* [Collected data]:
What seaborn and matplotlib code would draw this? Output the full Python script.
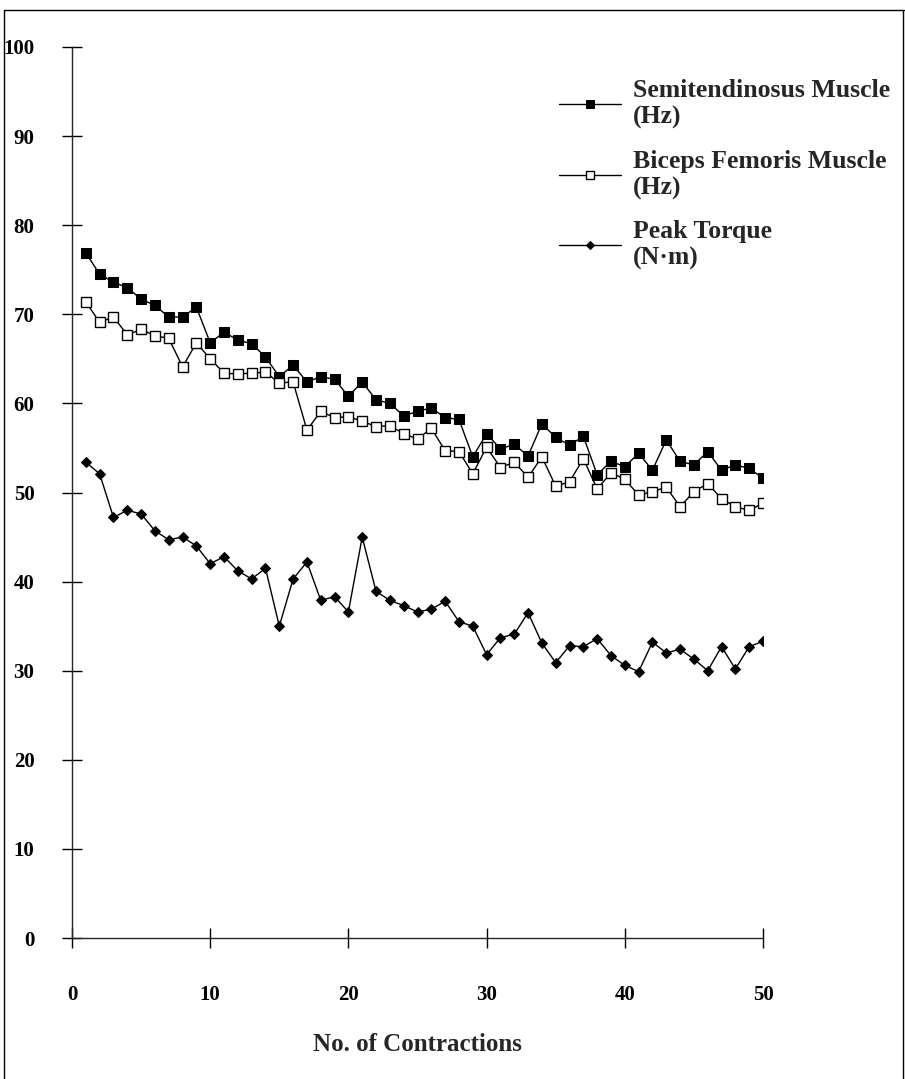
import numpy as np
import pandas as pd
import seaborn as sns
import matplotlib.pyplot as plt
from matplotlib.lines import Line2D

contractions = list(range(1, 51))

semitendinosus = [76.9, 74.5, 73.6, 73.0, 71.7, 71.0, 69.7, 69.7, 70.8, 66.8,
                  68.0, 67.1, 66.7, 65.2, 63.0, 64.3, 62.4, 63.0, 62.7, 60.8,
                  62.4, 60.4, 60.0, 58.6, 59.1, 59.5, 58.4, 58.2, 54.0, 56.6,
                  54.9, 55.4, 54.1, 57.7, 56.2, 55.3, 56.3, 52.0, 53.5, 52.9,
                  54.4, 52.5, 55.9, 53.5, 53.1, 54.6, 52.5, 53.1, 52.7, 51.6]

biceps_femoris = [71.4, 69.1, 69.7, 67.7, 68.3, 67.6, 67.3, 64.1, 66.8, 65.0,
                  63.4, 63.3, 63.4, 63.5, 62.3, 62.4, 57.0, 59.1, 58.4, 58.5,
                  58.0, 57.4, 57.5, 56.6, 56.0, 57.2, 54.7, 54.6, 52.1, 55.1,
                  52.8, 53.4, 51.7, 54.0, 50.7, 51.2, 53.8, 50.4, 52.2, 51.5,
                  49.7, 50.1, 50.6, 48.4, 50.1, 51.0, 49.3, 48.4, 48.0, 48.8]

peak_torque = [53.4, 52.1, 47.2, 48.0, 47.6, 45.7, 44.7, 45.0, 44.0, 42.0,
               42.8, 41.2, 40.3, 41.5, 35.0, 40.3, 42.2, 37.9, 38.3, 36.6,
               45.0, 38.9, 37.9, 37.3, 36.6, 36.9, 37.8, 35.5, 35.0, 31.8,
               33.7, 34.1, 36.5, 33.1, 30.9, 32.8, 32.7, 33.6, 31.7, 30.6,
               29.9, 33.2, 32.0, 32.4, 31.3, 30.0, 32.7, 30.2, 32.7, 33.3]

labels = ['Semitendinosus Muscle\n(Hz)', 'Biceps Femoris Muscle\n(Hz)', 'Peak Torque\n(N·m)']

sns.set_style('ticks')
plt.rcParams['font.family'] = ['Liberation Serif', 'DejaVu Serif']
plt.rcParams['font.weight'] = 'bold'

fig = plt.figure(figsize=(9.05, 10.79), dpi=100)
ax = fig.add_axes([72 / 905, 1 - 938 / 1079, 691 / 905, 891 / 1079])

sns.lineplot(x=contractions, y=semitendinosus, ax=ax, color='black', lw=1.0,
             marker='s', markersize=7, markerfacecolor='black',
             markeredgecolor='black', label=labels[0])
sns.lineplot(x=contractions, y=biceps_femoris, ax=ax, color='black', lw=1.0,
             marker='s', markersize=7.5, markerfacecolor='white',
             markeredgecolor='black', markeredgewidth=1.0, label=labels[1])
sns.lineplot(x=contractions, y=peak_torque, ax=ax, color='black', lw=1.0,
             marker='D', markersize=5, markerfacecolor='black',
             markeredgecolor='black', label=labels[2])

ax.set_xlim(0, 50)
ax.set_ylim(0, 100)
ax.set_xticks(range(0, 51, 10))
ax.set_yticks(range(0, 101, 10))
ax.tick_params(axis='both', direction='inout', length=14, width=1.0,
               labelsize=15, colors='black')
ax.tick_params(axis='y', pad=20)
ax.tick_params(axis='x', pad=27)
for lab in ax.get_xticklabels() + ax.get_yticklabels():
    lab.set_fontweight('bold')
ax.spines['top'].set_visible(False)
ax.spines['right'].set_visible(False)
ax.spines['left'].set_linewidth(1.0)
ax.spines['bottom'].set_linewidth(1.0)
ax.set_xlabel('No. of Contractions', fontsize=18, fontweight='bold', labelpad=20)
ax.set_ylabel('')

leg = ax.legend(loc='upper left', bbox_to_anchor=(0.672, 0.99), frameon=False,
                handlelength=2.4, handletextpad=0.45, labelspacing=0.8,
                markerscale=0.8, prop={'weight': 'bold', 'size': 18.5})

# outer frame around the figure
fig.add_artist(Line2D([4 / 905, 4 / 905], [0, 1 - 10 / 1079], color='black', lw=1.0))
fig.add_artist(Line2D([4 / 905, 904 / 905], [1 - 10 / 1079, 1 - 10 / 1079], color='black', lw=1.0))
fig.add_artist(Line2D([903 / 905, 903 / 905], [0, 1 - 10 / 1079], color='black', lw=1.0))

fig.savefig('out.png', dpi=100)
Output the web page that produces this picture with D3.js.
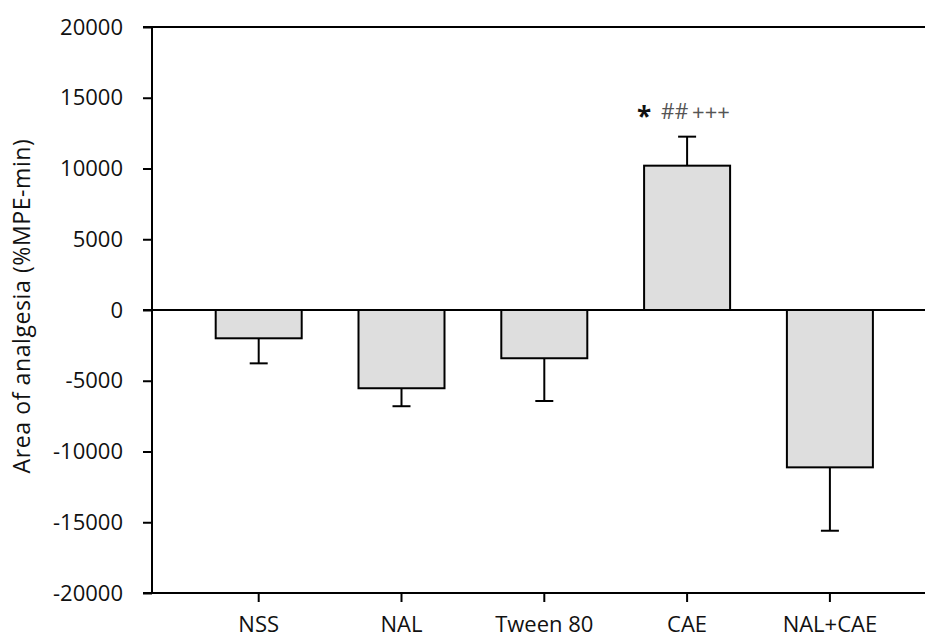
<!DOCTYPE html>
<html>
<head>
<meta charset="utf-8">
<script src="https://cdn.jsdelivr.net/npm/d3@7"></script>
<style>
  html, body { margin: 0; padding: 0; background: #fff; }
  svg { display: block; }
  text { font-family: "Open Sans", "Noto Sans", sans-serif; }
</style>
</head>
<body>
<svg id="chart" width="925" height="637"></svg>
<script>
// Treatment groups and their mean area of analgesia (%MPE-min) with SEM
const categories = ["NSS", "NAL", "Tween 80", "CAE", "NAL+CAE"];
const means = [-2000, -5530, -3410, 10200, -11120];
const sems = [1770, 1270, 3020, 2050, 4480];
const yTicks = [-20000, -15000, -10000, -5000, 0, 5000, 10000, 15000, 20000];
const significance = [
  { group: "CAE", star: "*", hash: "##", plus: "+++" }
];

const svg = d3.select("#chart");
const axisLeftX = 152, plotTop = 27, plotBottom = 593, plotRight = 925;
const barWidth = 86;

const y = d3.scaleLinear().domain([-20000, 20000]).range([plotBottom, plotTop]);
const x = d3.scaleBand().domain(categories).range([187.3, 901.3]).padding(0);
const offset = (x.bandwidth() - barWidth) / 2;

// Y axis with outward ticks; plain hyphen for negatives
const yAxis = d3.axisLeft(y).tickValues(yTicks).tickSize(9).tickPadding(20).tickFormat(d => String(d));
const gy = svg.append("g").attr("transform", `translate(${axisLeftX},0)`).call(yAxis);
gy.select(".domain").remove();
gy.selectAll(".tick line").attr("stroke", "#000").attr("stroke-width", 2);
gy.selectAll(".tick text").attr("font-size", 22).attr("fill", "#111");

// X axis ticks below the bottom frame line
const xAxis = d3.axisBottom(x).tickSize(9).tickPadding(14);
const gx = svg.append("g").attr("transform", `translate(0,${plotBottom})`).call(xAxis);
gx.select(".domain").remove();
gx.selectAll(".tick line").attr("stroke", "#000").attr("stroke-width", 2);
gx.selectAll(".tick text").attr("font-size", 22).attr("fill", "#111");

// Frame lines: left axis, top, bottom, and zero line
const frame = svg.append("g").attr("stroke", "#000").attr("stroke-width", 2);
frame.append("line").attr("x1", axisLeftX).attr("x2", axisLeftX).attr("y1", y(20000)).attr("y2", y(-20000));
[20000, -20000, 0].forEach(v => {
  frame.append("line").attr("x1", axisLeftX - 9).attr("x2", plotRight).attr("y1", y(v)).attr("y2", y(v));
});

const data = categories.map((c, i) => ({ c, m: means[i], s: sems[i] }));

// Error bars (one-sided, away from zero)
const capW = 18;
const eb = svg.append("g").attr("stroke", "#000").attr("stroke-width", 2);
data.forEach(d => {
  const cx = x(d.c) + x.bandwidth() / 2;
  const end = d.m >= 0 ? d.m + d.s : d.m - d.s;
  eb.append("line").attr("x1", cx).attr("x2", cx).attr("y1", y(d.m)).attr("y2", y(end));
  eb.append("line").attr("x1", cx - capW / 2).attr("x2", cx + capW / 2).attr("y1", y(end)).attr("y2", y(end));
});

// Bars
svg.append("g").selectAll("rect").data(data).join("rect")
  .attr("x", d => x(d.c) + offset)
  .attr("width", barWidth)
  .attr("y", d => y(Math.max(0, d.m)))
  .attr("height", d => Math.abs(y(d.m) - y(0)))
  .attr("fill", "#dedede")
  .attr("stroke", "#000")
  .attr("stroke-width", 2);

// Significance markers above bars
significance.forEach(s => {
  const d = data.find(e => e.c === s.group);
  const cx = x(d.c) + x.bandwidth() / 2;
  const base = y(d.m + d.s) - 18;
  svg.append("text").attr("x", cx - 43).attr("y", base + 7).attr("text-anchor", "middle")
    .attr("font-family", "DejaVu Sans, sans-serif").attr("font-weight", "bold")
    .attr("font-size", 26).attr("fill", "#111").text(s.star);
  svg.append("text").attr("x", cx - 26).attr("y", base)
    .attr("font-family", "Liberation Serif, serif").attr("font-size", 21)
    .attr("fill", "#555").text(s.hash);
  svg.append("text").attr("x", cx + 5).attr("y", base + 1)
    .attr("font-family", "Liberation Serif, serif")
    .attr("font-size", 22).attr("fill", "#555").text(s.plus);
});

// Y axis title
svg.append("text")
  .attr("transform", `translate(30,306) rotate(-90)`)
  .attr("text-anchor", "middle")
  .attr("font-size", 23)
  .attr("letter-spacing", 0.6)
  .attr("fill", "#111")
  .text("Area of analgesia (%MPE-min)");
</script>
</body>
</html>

* [Your goal]: Look through the entries above and report each line where the string "this" occurs.

* [Exercise solution]:
What seaborn and matplotlib code would draw this? Output the full Python script.
Output the web page that produces this picture with D3.js.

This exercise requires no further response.